*STATED TASK*
Reproduce every line of the material below, but drop the pictures.

*SOURCE MATERIAL*

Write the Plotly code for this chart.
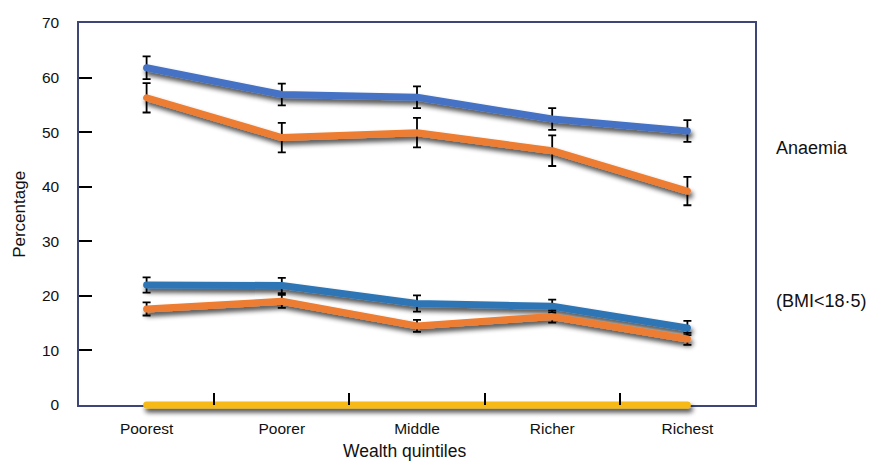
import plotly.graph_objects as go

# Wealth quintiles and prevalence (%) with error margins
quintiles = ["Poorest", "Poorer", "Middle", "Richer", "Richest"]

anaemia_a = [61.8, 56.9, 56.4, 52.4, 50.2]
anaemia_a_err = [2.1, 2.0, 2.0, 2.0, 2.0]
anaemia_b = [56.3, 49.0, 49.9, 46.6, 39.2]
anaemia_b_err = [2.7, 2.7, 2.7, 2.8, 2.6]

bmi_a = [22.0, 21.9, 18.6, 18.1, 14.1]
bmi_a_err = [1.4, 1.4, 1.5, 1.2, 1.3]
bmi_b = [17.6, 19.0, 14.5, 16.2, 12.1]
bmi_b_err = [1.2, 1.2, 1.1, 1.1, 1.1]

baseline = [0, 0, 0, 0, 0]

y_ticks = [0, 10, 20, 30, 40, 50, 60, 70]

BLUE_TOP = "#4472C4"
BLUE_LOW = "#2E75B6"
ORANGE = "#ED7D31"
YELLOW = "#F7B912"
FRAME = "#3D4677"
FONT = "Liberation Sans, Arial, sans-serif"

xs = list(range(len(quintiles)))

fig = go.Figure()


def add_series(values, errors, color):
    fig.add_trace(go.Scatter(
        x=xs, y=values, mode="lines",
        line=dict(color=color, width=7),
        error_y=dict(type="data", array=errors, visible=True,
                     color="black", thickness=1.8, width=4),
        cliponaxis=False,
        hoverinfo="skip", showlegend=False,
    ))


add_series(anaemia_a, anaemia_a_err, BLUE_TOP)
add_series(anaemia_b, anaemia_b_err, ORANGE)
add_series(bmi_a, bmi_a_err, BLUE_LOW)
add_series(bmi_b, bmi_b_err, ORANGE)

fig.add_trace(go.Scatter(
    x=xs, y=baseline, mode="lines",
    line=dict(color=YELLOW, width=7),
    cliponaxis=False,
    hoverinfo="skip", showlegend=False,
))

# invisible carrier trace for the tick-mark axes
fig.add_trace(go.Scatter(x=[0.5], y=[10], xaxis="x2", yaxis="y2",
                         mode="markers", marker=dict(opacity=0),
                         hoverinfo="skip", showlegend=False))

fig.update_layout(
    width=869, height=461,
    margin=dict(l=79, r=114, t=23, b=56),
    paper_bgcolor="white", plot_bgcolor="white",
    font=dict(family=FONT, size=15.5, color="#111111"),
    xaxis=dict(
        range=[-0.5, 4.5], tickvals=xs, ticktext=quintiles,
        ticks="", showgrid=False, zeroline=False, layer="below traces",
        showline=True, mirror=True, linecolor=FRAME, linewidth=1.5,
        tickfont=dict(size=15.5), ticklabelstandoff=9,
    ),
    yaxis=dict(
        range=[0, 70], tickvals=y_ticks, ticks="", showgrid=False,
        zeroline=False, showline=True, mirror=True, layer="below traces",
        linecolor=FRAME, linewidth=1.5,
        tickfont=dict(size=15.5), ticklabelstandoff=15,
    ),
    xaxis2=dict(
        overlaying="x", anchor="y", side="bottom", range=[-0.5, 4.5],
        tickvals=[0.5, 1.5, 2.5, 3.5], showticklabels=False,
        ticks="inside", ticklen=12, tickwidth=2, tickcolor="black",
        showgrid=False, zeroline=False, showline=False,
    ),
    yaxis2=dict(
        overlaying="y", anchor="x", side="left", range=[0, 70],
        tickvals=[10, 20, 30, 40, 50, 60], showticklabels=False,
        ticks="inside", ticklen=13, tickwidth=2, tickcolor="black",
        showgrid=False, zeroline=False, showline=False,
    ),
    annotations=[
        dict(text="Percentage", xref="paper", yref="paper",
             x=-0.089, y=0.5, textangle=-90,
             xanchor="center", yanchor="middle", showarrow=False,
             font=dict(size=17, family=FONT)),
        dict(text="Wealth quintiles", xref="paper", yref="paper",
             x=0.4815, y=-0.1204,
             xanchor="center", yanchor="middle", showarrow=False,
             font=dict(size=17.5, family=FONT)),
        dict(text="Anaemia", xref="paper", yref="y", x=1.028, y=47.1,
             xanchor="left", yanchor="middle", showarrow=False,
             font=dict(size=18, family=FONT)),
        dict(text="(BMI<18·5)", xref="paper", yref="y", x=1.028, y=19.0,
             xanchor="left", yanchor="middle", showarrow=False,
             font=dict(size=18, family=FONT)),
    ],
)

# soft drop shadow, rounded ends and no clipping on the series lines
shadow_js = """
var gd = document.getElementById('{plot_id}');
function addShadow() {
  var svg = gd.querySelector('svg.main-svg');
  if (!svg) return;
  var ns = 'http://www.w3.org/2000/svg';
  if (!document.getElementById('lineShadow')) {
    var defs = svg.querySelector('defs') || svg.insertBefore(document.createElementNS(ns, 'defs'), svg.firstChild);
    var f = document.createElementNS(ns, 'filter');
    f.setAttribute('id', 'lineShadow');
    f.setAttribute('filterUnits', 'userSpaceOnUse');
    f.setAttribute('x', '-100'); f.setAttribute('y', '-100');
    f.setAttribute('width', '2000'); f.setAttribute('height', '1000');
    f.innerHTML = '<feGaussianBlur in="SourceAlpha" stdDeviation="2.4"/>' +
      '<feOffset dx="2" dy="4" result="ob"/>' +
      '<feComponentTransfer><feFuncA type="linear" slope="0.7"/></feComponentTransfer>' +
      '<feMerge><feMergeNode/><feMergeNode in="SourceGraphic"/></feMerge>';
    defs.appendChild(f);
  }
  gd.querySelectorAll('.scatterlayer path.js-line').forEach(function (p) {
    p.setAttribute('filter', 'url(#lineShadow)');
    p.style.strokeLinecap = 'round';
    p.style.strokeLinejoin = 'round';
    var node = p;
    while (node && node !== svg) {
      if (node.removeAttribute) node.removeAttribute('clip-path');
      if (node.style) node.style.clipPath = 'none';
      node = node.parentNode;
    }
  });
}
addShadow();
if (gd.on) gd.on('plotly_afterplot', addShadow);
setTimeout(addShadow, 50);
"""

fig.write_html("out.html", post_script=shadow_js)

*EXERCISE RESULT*
Write the Plotly code for this chart.
import plotly.graph_objects as go

# Wealth quintiles and prevalence (%) with error margins
quintiles = ["Poorest", "Poorer", "Middle", "Richer", "Richest"]

anaemia_a = [61.8, 56.9, 56.4, 52.4, 50.2]
anaemia_a_err = [2.1, 2.0, 2.0, 2.0, 2.0]
anaemia_b = [56.3, 49.0, 49.9, 46.6, 39.2]
anaemia_b_err = [2.7, 2.7, 2.7, 2.8, 2.6]

bmi_a = [22.0, 21.9, 18.6, 18.1, 14.1]
bmi_a_err = [1.4, 1.4, 1.5, 1.2, 1.3]
bmi_b = [17.6, 19.0, 14.5, 16.2, 12.1]
bmi_b_err = [1.2, 1.2, 1.1, 1.1, 1.1]

baseline = [0, 0, 0, 0, 0]

y_ticks = [0, 10, 20, 30, 40, 50, 60, 70]

BLUE_TOP = "#4472C4"
BLUE_LOW = "#2E75B6"
ORANGE = "#ED7D31"
YELLOW = "#F7B912"
FRAME = "#3D4677"
FONT = "Liberation Sans, Arial, sans-serif"

xs = list(range(len(quintiles)))

fig = go.Figure()


def add_series(values, errors, color):
    fig.add_trace(go.Scatter(
        x=xs, y=values, mode="lines",
        line=dict(color=color, width=7),
        error_y=dict(type="data", array=errors, visible=True,
                     color="black", thickness=1.8, width=4),
        cliponaxis=False,
        hoverinfo="skip", showlegend=False,
    ))


add_series(anaemia_a, anaemia_a_err, BLUE_TOP)
add_series(anaemia_b, anaemia_b_err, ORANGE)
add_series(bmi_a, bmi_a_err, BLUE_LOW)
add_series(bmi_b, bmi_b_err, ORANGE)

fig.add_trace(go.Scatter(
    x=xs, y=baseline, mode="lines",
    line=dict(color=YELLOW, width=7),
    cliponaxis=False,
    hoverinfo="skip", showlegend=False,
))

# invisible carrier trace for the tick-mark axes
fig.add_trace(go.Scatter(x=[0.5], y=[10], xaxis="x2", yaxis="y2",
                         mode="markers", marker=dict(opacity=0),
                         hoverinfo="skip", showlegend=False))

fig.update_layout(
    width=869, height=461,
    margin=dict(l=79, r=114, t=23, b=56),
    paper_bgcolor="white", plot_bgcolor="white",
    font=dict(family=FONT, size=15.5, color="#111111"),
    xaxis=dict(
        range=[-0.5, 4.5], tickvals=xs, ticktext=quintiles,
        ticks="", showgrid=False, zeroline=False, layer="below traces",
        showline=True, mirror=True, linecolor=FRAME, linewidth=1.5,
        tickfont=dict(size=15.5), ticklabelstandoff=9,
    ),
    yaxis=dict(
        range=[0, 70], tickvals=y_ticks, ticks="", showgrid=False,
        zeroline=False, showline=True, mirror=True, layer="below traces",
        linecolor=FRAME, linewidth=1.5,
        tickfont=dict(size=15.5), ticklabelstandoff=15,
    ),
    xaxis2=dict(
        overlaying="x", anchor="y", side="bottom", range=[-0.5, 4.5],
        tickvals=[0.5, 1.5, 2.5, 3.5], showticklabels=False,
        ticks="inside", ticklen=12, tickwidth=2, tickcolor="black",
        showgrid=False, zeroline=False, showline=False,
    ),
    yaxis2=dict(
        overlaying="y", anchor="x", side="left", range=[0, 70],
        tickvals=[10, 20, 30, 40, 50, 60], showticklabels=False,
        ticks="inside", ticklen=13, tickwidth=2, tickcolor="black",
        showgrid=False, zeroline=False, showline=False,
    ),
    annotations=[
        dict(text="Percentage", xref="paper", yref="paper",
             x=-0.089, y=0.5, textangle=-90,
             xanchor="center", yanchor="middle", showarrow=False,
             font=dict(size=17, family=FONT)),
        dict(text="Wealth quintiles", xref="paper", yref="paper",
             x=0.4815, y=-0.1204,
             xanchor="center", yanchor="middle", showarrow=False,
             font=dict(size=17.5, family=FONT)),
        dict(text="Anaemia", xref="paper", yref="y", x=1.028, y=47.1,
             xanchor="left", yanchor="middle", showarrow=False,
             font=dict(size=18, family=FONT)),
        dict(text="(BMI<18·5)", xref="paper", yref="y", x=1.028, y=19.0,
             xanchor="left", yanchor="middle", showarrow=False,
             font=dict(size=18, family=FONT)),
    ],
)

# soft drop shadow, rounded ends and no clipping on the series lines
shadow_js = """
var gd = document.getElementById('{plot_id}');
function addShadow() {
  var svg = gd.querySelector('svg.main-svg');
  if (!svg) return;
  var ns = 'http://www.w3.org/2000/svg';
  if (!document.getElementById('lineShadow')) {
    var defs = svg.querySelector('defs') || svg.insertBefore(document.createElementNS(ns, 'defs'), svg.firstChild);
    var f = document.createElementNS(ns, 'filter');
    f.setAttribute('id', 'lineShadow');
    f.setAttribute('filterUnits', 'userSpaceOnUse');
    f.setAttribute('x', '-100'); f.setAttribute('y', '-100');
    f.setAttribute('width', '2000'); f.setAttribute('height', '1000');
    f.innerHTML = '<feGaussianBlur in="SourceAlpha" stdDeviation="2.4"/>' +
      '<feOffset dx="2" dy="4" result="ob"/>' +
      '<feComponentTransfer><feFuncA type="linear" slope="0.7"/></feComponentTransfer>' +
      '<feMerge><feMergeNode/><feMergeNode in="SourceGraphic"/></feMerge>';
    defs.appendChild(f);
  }
  gd.querySelectorAll('.scatterlayer path.js-line').forEach(function (p) {
    p.setAttribute('filter', 'url(#lineShadow)');
    p.style.strokeLinecap = 'round';
    p.style.strokeLinejoin = 'round';
    var node = p;
    while (node && node !== svg) {
      if (node.removeAttribute) node.removeAttribute('clip-path');
      if (node.style) node.style.clipPath = 'none';
      node = node.parentNode;
    }
  });
}
addShadow();
if (gd.on) gd.on('plotly_afterplot', addShadow);
setTimeout(addShadow, 50);
"""

fig.write_html("out.html", post_script=shadow_js)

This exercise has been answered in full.